Retype verbatim only the lines below, starting at the one that contains "Write a Python" and ending at the one that contains "x_pct = list(range(0, 101, 2))". Pictures are excluded from the copy.

──────

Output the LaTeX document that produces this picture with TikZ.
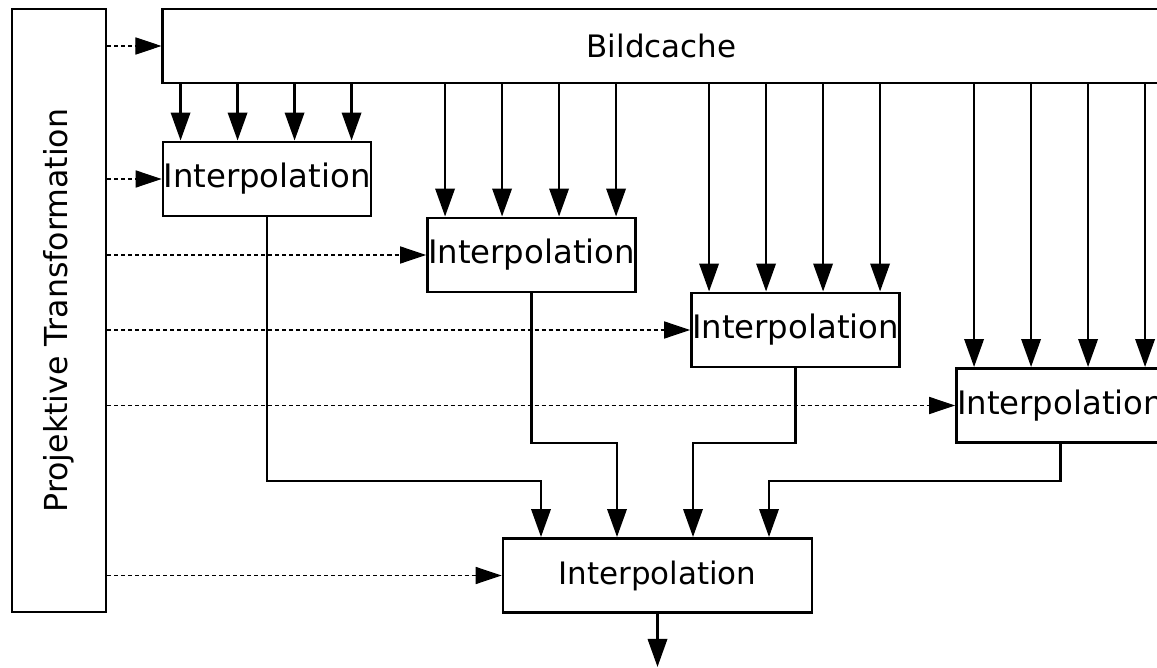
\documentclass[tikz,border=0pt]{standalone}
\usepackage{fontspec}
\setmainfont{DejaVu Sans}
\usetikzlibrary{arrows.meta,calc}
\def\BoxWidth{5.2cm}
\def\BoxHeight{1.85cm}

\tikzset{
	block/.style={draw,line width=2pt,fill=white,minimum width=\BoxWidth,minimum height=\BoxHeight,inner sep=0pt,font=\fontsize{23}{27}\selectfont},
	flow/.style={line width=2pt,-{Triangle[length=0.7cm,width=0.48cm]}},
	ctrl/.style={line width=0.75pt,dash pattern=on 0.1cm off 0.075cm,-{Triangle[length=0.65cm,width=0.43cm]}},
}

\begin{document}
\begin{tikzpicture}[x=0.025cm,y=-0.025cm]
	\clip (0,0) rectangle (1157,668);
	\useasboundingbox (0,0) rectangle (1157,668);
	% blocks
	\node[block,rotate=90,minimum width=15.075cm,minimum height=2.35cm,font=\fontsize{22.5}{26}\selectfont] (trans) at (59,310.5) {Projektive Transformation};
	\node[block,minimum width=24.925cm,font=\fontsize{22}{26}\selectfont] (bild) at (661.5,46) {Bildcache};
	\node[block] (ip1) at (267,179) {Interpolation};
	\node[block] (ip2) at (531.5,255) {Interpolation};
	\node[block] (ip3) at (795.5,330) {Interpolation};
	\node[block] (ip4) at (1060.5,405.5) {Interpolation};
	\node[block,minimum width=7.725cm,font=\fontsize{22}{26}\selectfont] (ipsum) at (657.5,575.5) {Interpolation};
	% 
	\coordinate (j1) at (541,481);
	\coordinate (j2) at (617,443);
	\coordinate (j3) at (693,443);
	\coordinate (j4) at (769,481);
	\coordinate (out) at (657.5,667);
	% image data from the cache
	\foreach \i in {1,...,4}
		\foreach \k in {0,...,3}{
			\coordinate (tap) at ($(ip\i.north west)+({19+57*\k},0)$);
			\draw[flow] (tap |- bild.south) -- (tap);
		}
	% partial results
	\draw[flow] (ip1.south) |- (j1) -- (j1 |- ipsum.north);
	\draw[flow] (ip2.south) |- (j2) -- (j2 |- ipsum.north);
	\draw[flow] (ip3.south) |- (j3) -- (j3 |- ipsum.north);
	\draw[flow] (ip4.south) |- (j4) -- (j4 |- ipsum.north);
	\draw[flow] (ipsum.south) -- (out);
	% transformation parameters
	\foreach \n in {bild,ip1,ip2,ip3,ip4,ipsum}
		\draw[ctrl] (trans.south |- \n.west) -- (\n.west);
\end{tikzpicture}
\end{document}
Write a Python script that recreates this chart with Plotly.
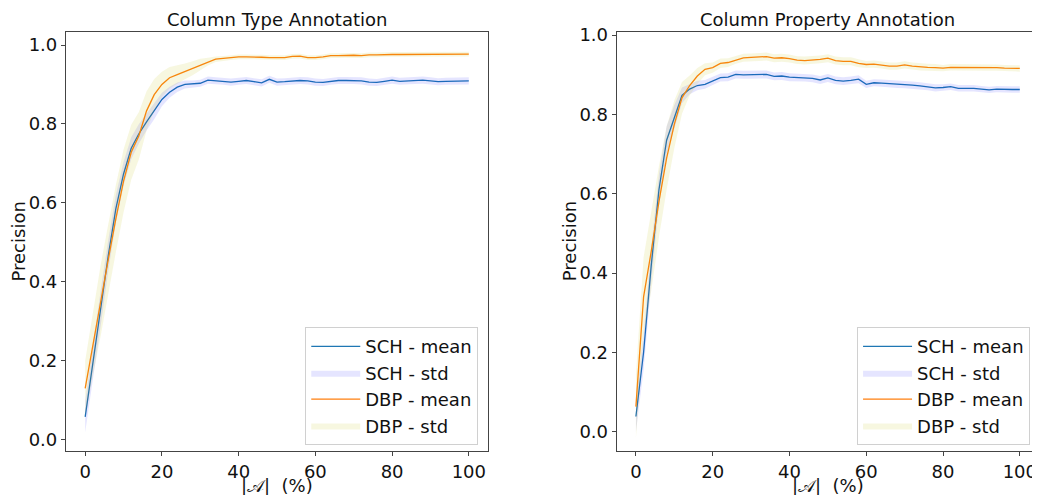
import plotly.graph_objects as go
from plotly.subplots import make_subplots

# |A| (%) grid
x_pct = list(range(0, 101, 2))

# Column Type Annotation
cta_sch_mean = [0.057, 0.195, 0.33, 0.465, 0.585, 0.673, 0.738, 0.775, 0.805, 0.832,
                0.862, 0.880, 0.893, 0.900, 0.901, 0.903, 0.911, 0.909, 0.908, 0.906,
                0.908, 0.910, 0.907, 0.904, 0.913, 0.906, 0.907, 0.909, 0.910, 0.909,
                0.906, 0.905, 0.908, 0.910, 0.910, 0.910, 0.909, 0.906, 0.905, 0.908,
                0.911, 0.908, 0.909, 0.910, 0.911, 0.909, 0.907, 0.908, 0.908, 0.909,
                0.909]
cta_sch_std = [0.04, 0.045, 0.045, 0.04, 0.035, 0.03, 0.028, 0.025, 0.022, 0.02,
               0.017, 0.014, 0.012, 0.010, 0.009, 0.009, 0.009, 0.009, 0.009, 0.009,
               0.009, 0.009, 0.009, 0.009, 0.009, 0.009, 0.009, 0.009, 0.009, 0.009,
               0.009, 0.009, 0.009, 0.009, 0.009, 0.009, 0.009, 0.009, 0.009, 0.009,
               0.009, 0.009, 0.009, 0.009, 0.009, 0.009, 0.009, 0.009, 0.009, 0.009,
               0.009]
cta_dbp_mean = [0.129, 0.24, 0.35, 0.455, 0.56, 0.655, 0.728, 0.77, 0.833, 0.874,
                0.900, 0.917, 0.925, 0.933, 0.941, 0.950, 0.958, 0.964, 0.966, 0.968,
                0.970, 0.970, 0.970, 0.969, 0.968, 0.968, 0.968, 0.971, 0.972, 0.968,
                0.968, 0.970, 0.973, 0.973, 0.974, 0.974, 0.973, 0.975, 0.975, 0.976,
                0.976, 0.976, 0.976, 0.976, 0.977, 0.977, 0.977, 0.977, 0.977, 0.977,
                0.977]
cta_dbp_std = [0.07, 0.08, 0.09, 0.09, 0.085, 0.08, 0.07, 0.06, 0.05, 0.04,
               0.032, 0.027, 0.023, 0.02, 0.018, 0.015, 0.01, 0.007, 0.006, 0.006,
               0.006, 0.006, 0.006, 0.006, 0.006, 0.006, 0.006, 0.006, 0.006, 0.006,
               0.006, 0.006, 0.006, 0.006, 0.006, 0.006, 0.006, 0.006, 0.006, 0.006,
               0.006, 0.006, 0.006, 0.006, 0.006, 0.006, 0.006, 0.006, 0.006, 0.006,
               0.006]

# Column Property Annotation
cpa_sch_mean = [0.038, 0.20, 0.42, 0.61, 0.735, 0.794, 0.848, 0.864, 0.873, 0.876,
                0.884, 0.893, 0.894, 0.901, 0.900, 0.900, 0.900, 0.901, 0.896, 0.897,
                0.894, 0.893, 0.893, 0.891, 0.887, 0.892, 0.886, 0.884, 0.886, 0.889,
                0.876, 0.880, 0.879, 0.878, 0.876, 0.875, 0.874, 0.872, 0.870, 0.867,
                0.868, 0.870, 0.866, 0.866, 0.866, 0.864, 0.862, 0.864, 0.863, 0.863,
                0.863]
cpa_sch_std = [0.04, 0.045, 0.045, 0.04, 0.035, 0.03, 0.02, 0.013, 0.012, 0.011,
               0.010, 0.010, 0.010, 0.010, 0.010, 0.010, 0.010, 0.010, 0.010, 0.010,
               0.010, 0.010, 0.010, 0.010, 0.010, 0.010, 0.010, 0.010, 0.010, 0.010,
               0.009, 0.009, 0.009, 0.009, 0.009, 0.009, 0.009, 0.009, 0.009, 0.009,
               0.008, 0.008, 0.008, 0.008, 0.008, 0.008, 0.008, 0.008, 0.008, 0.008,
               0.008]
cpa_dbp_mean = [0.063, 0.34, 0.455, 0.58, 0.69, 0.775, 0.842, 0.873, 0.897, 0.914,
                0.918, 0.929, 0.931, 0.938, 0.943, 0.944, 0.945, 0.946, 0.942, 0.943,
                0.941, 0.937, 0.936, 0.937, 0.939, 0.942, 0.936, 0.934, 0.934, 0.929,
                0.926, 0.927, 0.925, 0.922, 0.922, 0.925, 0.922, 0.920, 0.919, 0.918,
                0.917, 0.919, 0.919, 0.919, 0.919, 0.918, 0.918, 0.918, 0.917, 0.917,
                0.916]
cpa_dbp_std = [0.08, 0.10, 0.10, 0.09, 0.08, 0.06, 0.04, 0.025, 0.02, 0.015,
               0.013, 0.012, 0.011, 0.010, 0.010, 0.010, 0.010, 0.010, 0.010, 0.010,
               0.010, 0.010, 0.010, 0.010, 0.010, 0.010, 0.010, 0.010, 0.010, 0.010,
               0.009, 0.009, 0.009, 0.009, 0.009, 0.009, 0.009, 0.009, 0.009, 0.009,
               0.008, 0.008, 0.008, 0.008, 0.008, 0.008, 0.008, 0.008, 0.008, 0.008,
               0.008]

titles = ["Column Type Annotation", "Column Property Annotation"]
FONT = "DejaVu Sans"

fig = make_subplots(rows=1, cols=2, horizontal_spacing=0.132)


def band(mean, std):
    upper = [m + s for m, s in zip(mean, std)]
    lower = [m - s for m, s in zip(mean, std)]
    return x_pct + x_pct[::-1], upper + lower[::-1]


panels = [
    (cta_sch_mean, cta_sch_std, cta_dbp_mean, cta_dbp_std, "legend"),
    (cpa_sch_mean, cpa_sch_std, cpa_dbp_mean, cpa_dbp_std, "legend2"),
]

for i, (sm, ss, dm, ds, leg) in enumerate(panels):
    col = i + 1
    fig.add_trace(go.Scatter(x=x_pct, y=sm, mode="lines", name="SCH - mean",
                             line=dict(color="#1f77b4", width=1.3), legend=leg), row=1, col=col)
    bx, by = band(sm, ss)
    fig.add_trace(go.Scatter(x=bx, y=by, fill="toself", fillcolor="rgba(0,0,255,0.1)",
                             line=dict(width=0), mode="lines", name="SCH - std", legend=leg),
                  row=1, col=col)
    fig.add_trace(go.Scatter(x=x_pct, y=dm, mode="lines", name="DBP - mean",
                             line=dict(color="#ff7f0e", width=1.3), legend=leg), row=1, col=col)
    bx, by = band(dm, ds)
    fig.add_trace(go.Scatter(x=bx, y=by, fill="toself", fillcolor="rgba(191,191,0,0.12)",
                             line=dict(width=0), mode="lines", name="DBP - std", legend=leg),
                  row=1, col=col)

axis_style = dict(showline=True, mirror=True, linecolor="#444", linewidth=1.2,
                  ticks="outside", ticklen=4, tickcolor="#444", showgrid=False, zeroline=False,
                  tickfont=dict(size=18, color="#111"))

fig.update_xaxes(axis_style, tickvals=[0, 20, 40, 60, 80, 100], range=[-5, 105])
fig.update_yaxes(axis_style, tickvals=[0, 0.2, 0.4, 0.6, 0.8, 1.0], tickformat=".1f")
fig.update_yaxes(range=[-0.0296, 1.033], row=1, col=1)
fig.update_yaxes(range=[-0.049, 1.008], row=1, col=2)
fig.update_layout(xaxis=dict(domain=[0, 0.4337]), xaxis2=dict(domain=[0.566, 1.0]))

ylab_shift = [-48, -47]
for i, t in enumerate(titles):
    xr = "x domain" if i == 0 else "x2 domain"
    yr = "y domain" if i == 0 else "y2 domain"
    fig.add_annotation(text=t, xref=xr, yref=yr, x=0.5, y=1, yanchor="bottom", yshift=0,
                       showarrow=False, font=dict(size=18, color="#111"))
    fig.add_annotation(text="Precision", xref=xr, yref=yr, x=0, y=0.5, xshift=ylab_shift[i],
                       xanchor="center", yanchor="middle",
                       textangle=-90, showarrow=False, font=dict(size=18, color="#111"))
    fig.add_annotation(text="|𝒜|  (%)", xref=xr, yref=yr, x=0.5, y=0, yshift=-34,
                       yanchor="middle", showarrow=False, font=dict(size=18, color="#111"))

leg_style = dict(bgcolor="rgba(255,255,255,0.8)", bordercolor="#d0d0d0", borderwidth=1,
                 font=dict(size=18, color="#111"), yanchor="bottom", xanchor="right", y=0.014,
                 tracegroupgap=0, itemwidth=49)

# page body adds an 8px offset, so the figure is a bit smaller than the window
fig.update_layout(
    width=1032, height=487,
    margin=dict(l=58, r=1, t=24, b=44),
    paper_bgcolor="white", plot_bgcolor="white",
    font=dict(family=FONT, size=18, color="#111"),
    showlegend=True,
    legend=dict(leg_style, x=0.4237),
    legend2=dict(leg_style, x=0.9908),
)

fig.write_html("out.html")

──────

◆ **Answer for the task**
Write a Python script that recreates this chart with Plotly.
import plotly.graph_objects as go
from plotly.subplots import make_subplots

# |A| (%) grid
x_pct = list(range(0, 101, 2))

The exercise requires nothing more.